Users can also define custom methods, which can be called after the engine has been ``build``.

.. code-block:: python

   from transformers import Qwen2Config, Qwen2ForCausalLM

    class MyQwenModel(rlite.nn.HuggingFaceFsdp2TrainModule, Qwen2ForCausalLM):
        def on_weights_materialized(self):
            self.optimizer = torch.optim.AdamW(self.parameters(), lr=1e-5)

        def train_step(self, input_ids: list[list[int]], gradient_accumulation_steps: int = 1):
            input_ids = torch.tensor(input_ids, dtype=torch.long, device="cuda")

            logits = self(input_ids).logits[:, :-1].contiguous()
            labels = input_ids[:, 1:].contiguous()

            loss = F.cross_entropy(logits.view(-1, logits.size(-1)), labels.view(-1)).mean()
            loss = loss / gradient_accumulation_steps
            loss.backward()

            return loss.item()

        def optimizer_step(self):
            self.optimizer.step()
            self.optimizer.zero_grad()

    rlite.init()
    with init_empty_weights():
        module = MyQwenModel.from_pretrained("Qwen/Qwen2.5-1.5B-Instruct")
    train_engine = RliteTrainEngine(module, executor="fsdp2")
    train_engine.build(tensor_parallel_size=4)

    losses_for_each_gpu = train_engine.train_step(
        NeedParallel([[1, 2, 3, 4] * 8]),
        gradient_accumulation_steps=4
    )
    train_engine.optimizer_step()

Here, ``NeedParallel`` is a helper class that doesn't do anything by itself; it simply marks that the data needs to be processed in parallel across multiple executors (where the first dimension is the batch_size dimension, which can be independently processed by multiple model instances). This class can also be used to mark data that needs to be sequence-parallelized:

.. code-block:: python

    seq_parallel_data = NeedParallel([[1, 2, 3, 4] * 8], type="seq")

.. note::

   In RLite's programming model, the parameter and return value transfer is handled by Ray, which may become slow when handling large amounts of data. Users should be aware of this and avoid unnecessary large data transfers whenever possible. For example, users can place data processing logic in worker processes by defining methods in ``rlite.nn.BaseTrainModule`` to perform data processing, and send the data URL between the main process and workers.

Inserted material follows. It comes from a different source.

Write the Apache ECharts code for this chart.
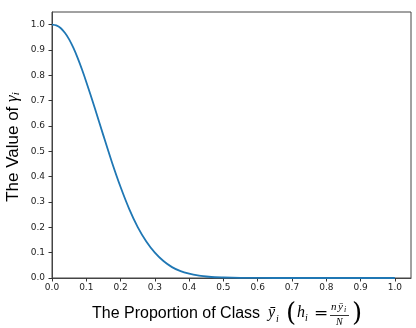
<!DOCTYPE html>
<html>
<head>
<meta charset="utf-8">
<script src="https://cdn.jsdelivr.net/npm/echarts@6/dist/echarts.min.js"></script>
<style>
  html, body { margin: 0; padding: 0; background: #fff; }
  #main { width: 416px; height: 328px; }
</style>
</head>
<body>
<div id="main"></div>
<script>
// values
var proportion = [0, 0.0125, 0.025, 0.0375, 0.05, 0.0625, 0.075, 0.0875, 0.1, 0.125, 0.15, 0.175, 0.2,
  0.225, 0.25, 0.275, 0.3, 0.325, 0.35, 0.375, 0.4, 0.425, 0.45, 0.475, 0.5, 0.55, 0.6, 0.7, 0.8, 0.9, 1.0];
var gamma = [1.0, 0.997, 0.987, 0.968, 0.942, 0.908, 0.868, 0.823, 0.774, 0.670, 0.562, 0.456, 0.359,
  0.273, 0.201, 0.144, 0.100, 0.067, 0.043, 0.027, 0.017, 0.010, 0.006, 0.003, 0.002, 0.0004, 0.0001, 0, 0, 0, 0];
var xTickLabels = ['0.0', '0.1', '0.2', '0.3', '0.4', '0.5', '0.6', '0.7', '0.8', '0.9', '1.0'];
var yTickLabels = ['0.0', '0.1', '0.2', '0.3', '0.4', '0.5', '0.6', '0.7', '0.8', '0.9', '1.0'];

var points = proportion.map(function (x, i) { return [x, gamma[i]]; });

function tickLabel(list) {
  return function (v) {
    var k = Math.round(v * 10);
    if (Math.abs(v * 10 - k) > 1e-6) return '';
    return list[k] || '';
  };
}

var axisCommon = {
  type: 'value',
  min: 0,
  interval: 0.1,
  splitLine: { show: false },
  axisLine: { show: true, lineStyle: { color: '#444', width: 1 } },
  axisTick: { show: true, inside: false, length: 3.5, lineStyle: { color: '#333' } }
};

var mathFont = 'italic 16px "Liberation Serif"';
var myChart = echarts.init(document.getElementById('main'));
myChart.setOption({
  animation: false,
  grid: { left: 52, right: 5, top: 12, bottom: 50, show: true, borderColor: '#444', borderWidth: 1 },
  xAxis: Object.assign({}, axisCommon, {
    max: 1.047,
    axisLabel: { formatter: tickLabel(xTickLabels), showMaxLabel: false, fontSize: 9, fontFamily: 'DejaVu Sans', color: '#222', margin: 5 }
  }),
  yAxis: Object.assign({}, axisCommon, {
    max: 1.05,
    axisLabel: { formatter: tickLabel(yTickLabels), showMaxLabel: false, fontSize: 9, fontFamily: 'DejaVu Sans', color: '#222', margin: 7 }
  }),
  series: [{
    type: 'line',
    data: points,
    showSymbol: false,
    symbol: 'none',
    smooth: 0.25,
    lineStyle: { color: '#1f77b4', width: 1.8 }
  }],
  graphic: [
    {
      type: 'text', x: 13, y: 147, rotation: Math.PI / 2,
      style: {
        text: 'The Value of {g|γ}{s|i}',
        fontSize: 17, fontFamily: 'Liberation Sans', fill: '#000',
        align: 'center', verticalAlign: 'middle',
        rich: {
          g: { fontSize: 17, fontFamily: 'Liberation Serif', fontStyle: 'italic' },
          s: { fontSize: 11, fontFamily: 'Liberation Serif', fontStyle: 'italic', padding: [6, 0, 0, 0] }
        }
      }
    },
    { type: 'text', x: 92, y: 314, style: { text: 'The Proportion of Class', fontSize: 16, fontFamily: 'Liberation Sans', fill: '#000', verticalAlign: 'middle' } },
    { type: 'text', x: 268, y: 313, style: { text: 'ȳ', font: mathFont, fill: '#000', verticalAlign: 'middle' } },
    { type: 'text', x: 276, y: 319, style: { text: 'i', font: 'italic 10px "Liberation Serif"', fill: '#000', verticalAlign: 'middle' } },
    { type: 'text', x: 286, y: 314, style: { text: '(', font: '26px "DejaVu Serif"', fill: '#000', verticalAlign: 'middle' } },
    { type: 'text', x: 297, y: 313, style: { text: 'h', font: mathFont, fill: '#000', verticalAlign: 'middle' } },
    { type: 'text', x: 305, y: 318, style: { text: 'i', font: 'italic 10px "Liberation Serif"', fill: '#000', verticalAlign: 'middle' } },
    { type: 'text', x: 314, y: 314, style: { text: '=', font: '17px "DejaVu Serif"', fill: '#000', verticalAlign: 'middle' } },
    { type: 'text', x: 331, y: 307, style: { text: 'n', font: 'italic 11px "Liberation Serif"', fill: '#000', verticalAlign: 'middle' } },
    { type: 'text', x: 338, y: 307, style: { text: 'ȳ', font: 'italic 11px "Liberation Serif"', fill: '#000', verticalAlign: 'middle' } },
    { type: 'text', x: 344, y: 310, style: { text: 'i', font: 'italic 8px "Liberation Serif"', fill: '#000', verticalAlign: 'middle' } },
    { type: 'line', shape: { x1: 330, y1: 315.5, x2: 349, y2: 315.5 }, style: { stroke: '#000', lineWidth: 0.8 } },
    { type: 'text', x: 336, y: 322, style: { text: 'N', font: 'italic 10px "Liberation Serif"', fill: '#000', verticalAlign: 'middle' } },
    { type: 'text', x: 352, y: 314, style: { text: ')', font: '26px "DejaVu Serif"', fill: '#000', verticalAlign: 'middle' } }
  ]
});
</script>
</body>
</html>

Train with HuggingFace Vision-Language Models
---------------------------------------------

Similar to language models, when training vision-language models, users need to first define a vision-language nn.Module. Taking ``Qwen2_5_VLForConditionalGeneration`` as an example:

.. code-block:: python

    class MyQwenVLModel(rlite.nn.HuggingFaceFsdp2TrainModule, Qwen2_5_VLForConditionalGeneration):
        def on_weights_materialized(self):
            # NOTE: This will place the processor on the worker process, which
            #       reduces the communication cost between the main process and
            #       the worker processes.
            model_name_or_path = self.materialization_source()
            self.processor = AutoProcessor.from_pretrained(model_name_or_path, use_fast=True)

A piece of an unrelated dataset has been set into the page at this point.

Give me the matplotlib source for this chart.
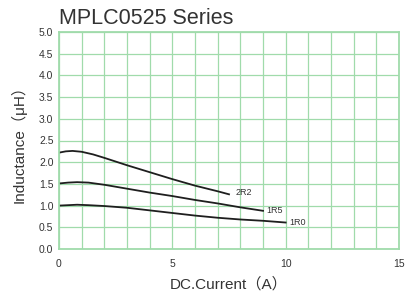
import matplotlib.pyplot as plt

plt.rcParams['font.family'] = ['Liberation Sans', 'Noto Sans CJK JP', 'DejaVu Sans']

i_2r2 = [0, 0.3, 0.6, 1, 1.5, 2, 3, 4, 5, 6, 7, 7.5]
l_2r2 = [2.22, 2.25, 2.26, 2.24, 2.18, 2.10, 1.93, 1.77, 1.61, 1.46, 1.33, 1.26]

i_1r5 = [0, 0.4, 0.8, 1.3, 2, 3, 4, 5, 6, 7, 8, 9]
l_1r5 = [1.51, 1.53, 1.54, 1.53, 1.48, 1.39, 1.30, 1.22, 1.13, 1.05, 0.96, 0.88]

i_1r0 = [0, 0.4, 0.8, 1.3, 2, 3, 4, 5, 6, 7, 8, 9, 10]
l_1r0 = [1.00, 1.01, 1.02, 1.01, 0.99, 0.95, 0.89, 0.83, 0.77, 0.72, 0.68, 0.65, 0.61]

names = ['2R2', '1R5', '1R0']
label_pos = [(7.8, 1.30), (9.15, 0.88), (10.15, 0.61)]

fig = plt.figure(figsize=(4.07, 2.96), dpi=100)
ax = fig.add_axes([59 / 407, 1 - 249 / 296, 340 / 407, 217 / 296])

grid_col = '#a0dbab'
ax.set_xlim(0, 15)
ax.set_ylim(0, 5)
ax.set_xticks(range(0, 16))
ax.set_xticklabels([str(v) if v % 5 == 0 else '' for v in range(0, 16)])
ax.set_yticks([v / 2 for v in range(11)])
ax.set_yticklabels(['%.1f' % (v / 2) for v in range(11)])
ax.grid(True, color=grid_col, linewidth=0.9)
ax.tick_params(length=0, labelsize=7.5, colors='#333333', pad=4)
ax.tick_params(axis='x', pad=7)
for s in ax.spines.values():
    s.set_color(grid_col)
    s.set_linewidth(1.3)

for xs, ys in [(i_2r2, l_2r2), (i_1r5, l_1r5), (i_1r0, l_1r0)]:
    ax.plot(xs, ys, color='#1e1e1e', linewidth=1.3)

for name, (x, y) in zip(names, label_pos):
    ax.text(x, y, name, fontsize=6.5, color='#333333', va='center', ha='left')

ax.set_xlabel('DC.Current（A）', fontsize=11, color='#333333', labelpad=6)
ax.set_ylabel('Inductance（μH）', fontsize=11, color='#333333', labelpad=9)
fig.text(59 / 407, 1 - 19 / 296, 'MPLC0525 Series', fontsize=15.5, color='#333333', va='center')

fig.savefig('out.png', dpi=100)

            self.optimizer = torch.optim.AdamW(self.parameters(), lr=1e-5)

        def train_step(
            self,
            messages: list[list[dict]],
            image_urls: list[str],
            gradient_accumulation_steps: int = 1
        ):
            prompt_texts = [
                self.processor.apply_chat_template(
                    messages,
                    tokenize=False,
                    add_generation_prompt=True,
                )
                for messages in messages
            ]
            images = [prepare_image(image_url) for image_url in image_urls]
            inputs = self.processor(
                text=prompt_texts,
                images=images,
                return_tensors="pt",
                padding=True,
            ).to("cuda")
            logits = self(**inputs).logits
            # Your loss function here, based on the logits
            loss = logits.mean() / gradient_accumulation_steps
            loss.backward()

        def optimizer_step(self):
            self.optimizer.step()
            self.optimizer.zero_grad()

Unlike language models, we can implement the data processing logic within the module's methods, which reduces the data transfer cost and avoids passing image data over Ray. For specific forward pass logic and data inputs, please refer to HuggingFace's transformers library.

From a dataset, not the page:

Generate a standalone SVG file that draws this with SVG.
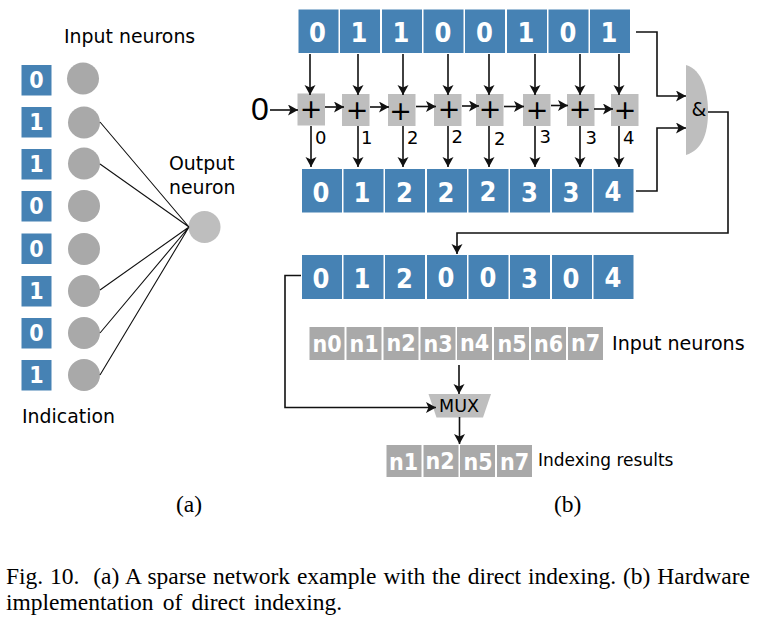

Train with HuggingFace ``peft`` Models
--------------------------------------

For scenarios with limited computational resources, users may want to use the ``peft`` library for lightweight fine-tuning. The ``peft`` library wraps the user's module, changing the model's state_dict. Additionally, the inference engine needs to accept parameters after applying the peft model's adapter (such as applying LoRA) for inference.

In RLite, we provide two interfaces to support training ``peft`` models. These primarily support hooks for processing the state_dict during model initialization and export.

.. code-block:: python

    class LoraTrainModule(rlite.nn.HuggingFaceFsdp2TrainModule):
    def preprocess_input_named_parameters(
        self,
        name: str,
        param: torch.Tensor,
    ) -> tuple[str, torch.Tensor]:
        if not hasattr(self, "weight_mapping"):
            raise ValueError("weight_mapping is not set")
        if name in self.weight_mapping:
            name = self.weight_mapping[name]
        return name, param

    def postprocess_output_named_parameters(
        self,
        name: str,
        param: DTensor,
        full_state_dict: dict[str, DTensor]
    ) -> tuple[str, torch.Tensor]:
        if "base_layer.weight" in name:
            lora_a = full_state_dict[name.replace("base_layer.", "lora_A.default.")]
            lora_b = full_state_dict[name.replace("base_layer.", "lora_B.default.")]
            param = param.full_tensor() + lora_b.full_tensor() @ lora_a.full_tensor()
        else:
            param = param.full_tensor()
        name = name.replace("base_model.model.", "").replace("base_layer.", "")
        return name, param

    def _init_lora_B_as_zeros(self):
        with torch.no_grad():
            for name, param in self.named_parameters():
                if "lora_B" in name:
                    param.zero_()


For more details, please refer to `this example <https://github.com/rlite-project/RLite-Recipe/tree/main/recipe/grpo_lora>`_ which demonstrates the implementation.


Train with Custom Models
------------------------

RLite supports training arbitrary custom models. Unlike HuggingFace models, we need to implement some key interfaces to support initialization and parallelization.

.. code-block:: python

    class MyModel(rlite.nn.Fsdp2TrainModule):
        @property
        def non_split_modules(self) -> set[type[torch.nn.Module]]:
            ...

        def materialization_source(self) -> dict[str, torch.Tensor] | dict[str, callable] | str:
            ...

The ``materialization_source`` method provides either a state_dict for initializing model parameters, a function for initializing the state_dict, or a path to a checkpoint file from which a complete state_dict can be loaded.

The ``non_split_modules`` property returns a set of module types that should not be split across FSDP instances.